How do I create a consistent month-end close routine?

Start by mapping every close task, assigning an owner, and setting deadlines for each phase. Build a checklist for transaction entry, reconciliations, AP, AR, payroll, adjustments, balance sheet review, and reporting. Then add controller review before reports are treated as final. Improve the routine after each close.

Why does close process consistency matter?

Close process consistency matters because inconsistent books create inconsistent decisions. If reports arrive late or change after review, founders lose confidence in the numbers. A consistent process helps catch errors earlier, keep financial records current, and give leadership a dependable view of cash, margin, expenses, and liabilities.

What should be included in a monthly books routine?

A monthly books routine should include transaction review, bank and credit card reconciliations, AR and AP review, payroll checks, accruals, prepaid expenses, balance sheet review, financial statement preparation, variance review, and controller sign-off. The exact workflow can vary, but each step should have a clear owner and deadline.

How long should the month-end close take?

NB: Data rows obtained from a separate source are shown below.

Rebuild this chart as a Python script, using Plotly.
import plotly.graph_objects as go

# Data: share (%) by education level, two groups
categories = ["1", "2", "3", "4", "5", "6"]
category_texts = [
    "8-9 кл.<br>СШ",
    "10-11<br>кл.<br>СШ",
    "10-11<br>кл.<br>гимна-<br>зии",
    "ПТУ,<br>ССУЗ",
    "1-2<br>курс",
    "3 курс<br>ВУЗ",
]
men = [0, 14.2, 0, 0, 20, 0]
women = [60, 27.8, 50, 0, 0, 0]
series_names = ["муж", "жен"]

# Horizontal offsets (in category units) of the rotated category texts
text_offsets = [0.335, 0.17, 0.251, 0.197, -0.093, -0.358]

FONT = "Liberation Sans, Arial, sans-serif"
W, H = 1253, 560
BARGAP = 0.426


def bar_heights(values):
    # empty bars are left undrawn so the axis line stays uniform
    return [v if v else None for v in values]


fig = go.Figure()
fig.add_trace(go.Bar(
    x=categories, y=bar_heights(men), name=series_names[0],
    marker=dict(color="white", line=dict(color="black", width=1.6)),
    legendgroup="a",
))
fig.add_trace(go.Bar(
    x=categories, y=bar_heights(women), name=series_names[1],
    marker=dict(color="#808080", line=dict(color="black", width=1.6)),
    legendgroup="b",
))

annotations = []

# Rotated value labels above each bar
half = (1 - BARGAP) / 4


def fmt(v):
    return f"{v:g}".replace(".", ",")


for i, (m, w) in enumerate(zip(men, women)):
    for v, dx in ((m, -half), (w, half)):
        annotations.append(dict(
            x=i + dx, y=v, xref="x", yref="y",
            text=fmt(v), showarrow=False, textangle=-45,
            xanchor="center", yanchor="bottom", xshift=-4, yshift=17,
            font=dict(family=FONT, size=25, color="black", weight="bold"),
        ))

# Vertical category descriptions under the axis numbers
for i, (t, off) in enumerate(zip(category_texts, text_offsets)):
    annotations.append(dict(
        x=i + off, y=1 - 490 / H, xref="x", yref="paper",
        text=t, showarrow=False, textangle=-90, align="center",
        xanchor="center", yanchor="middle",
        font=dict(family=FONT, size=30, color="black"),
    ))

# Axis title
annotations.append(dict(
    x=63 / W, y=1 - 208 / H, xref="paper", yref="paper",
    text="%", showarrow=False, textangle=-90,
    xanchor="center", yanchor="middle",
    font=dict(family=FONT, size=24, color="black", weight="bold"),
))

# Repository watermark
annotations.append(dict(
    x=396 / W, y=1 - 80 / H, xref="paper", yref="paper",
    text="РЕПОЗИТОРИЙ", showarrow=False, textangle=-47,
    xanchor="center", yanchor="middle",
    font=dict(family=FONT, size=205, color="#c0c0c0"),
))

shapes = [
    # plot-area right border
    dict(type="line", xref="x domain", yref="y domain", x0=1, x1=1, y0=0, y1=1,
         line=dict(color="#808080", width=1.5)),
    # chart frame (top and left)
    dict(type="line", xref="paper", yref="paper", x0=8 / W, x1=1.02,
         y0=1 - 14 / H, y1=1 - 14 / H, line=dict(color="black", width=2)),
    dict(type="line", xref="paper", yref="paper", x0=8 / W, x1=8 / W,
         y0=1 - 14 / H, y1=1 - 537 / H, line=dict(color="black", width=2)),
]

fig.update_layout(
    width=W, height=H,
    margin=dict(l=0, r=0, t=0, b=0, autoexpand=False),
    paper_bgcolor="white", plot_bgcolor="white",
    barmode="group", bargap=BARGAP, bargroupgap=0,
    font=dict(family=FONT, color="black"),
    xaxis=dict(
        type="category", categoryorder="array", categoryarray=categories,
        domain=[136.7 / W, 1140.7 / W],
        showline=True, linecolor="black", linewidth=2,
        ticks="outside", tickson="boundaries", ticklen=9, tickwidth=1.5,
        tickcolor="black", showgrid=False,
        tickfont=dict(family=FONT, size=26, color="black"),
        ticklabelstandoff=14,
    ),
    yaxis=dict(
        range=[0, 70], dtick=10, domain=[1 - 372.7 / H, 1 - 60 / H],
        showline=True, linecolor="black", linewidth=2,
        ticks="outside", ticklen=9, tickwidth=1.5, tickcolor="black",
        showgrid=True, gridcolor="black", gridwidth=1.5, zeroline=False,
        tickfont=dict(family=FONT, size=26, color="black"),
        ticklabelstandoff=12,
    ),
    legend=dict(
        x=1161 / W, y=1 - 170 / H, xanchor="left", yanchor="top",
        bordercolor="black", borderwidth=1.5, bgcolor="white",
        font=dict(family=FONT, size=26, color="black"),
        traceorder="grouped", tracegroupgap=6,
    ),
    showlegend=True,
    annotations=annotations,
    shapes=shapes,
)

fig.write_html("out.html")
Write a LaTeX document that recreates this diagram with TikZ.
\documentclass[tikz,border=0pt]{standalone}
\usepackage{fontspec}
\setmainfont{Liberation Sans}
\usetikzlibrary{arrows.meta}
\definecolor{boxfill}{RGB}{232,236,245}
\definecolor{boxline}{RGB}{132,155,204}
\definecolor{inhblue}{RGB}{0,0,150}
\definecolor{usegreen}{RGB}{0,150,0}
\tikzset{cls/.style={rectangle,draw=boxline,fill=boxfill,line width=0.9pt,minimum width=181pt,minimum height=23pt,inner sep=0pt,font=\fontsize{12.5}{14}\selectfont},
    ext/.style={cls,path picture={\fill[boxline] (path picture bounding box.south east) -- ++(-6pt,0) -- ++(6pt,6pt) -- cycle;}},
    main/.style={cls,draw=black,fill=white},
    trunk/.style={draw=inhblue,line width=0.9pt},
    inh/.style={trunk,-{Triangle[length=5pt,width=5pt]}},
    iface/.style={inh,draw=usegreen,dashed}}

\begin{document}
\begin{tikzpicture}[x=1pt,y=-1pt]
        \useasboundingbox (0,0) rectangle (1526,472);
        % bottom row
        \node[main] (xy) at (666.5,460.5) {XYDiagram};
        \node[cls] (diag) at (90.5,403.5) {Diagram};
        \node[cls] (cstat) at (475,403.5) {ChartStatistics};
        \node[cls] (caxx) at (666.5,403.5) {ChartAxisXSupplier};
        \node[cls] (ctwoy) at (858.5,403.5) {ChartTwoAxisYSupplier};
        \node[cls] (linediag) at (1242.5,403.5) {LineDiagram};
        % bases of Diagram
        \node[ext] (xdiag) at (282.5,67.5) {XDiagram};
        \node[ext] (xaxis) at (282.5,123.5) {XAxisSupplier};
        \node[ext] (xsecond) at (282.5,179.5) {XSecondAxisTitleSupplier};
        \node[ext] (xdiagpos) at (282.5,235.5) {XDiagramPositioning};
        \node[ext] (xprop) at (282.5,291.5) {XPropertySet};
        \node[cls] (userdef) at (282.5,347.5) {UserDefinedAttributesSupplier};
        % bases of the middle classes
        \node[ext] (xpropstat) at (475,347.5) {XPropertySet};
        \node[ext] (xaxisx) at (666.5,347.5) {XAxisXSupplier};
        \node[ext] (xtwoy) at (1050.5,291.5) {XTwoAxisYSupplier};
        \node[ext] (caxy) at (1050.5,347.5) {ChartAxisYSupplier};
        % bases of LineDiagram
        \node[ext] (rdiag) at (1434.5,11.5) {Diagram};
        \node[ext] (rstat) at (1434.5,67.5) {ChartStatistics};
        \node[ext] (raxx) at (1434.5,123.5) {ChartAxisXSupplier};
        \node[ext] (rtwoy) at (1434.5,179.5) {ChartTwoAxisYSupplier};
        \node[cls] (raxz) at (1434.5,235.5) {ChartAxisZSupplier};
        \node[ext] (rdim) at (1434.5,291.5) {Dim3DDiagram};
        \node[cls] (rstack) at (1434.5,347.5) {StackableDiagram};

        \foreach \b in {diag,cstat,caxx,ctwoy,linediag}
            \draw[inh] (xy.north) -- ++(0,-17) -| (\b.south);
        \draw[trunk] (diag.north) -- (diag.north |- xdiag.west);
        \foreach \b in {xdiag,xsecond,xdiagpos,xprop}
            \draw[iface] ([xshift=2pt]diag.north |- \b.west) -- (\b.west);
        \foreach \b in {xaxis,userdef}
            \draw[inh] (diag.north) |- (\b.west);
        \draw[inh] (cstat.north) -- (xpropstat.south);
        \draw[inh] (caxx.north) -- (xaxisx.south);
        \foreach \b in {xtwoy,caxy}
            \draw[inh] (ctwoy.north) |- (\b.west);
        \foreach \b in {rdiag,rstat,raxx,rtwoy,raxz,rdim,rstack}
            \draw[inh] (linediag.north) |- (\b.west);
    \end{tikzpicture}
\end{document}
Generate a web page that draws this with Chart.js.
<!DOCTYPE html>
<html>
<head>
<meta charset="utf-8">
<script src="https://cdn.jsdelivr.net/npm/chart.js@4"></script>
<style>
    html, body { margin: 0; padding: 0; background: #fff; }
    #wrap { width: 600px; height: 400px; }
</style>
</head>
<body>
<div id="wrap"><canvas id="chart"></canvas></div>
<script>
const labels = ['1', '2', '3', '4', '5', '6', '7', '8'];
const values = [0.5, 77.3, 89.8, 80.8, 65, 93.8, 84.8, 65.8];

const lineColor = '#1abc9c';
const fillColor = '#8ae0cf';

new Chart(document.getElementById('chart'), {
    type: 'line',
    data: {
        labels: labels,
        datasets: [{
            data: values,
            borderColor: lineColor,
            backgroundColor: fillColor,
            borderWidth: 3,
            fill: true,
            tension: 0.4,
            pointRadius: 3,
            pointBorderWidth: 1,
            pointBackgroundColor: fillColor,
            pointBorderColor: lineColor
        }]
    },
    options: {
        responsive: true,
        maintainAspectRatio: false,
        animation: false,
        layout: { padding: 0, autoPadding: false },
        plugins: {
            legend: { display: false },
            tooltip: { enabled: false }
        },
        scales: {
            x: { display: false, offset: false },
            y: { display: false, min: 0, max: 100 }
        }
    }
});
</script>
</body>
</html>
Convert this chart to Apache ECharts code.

The right timeline depends on company complexity, but a growing business should expect a defined close window rather than an open-ended process. CoCountant’s core plans work toward a 10-15 business day close. The more important measure is whether the timeline is consistent, reviewed, and useful for decisions.

Disclaimer

CoCountant assumes no responsibility for actions taken in reliance upon the information contained herein. This resource is to be used for informational purposes only and does not constitute legal, business, or tax advice.  Make sure to consult your personal attorney, business advisor, or tax advisor with respect to believing or acting on the information included or referenced in this post.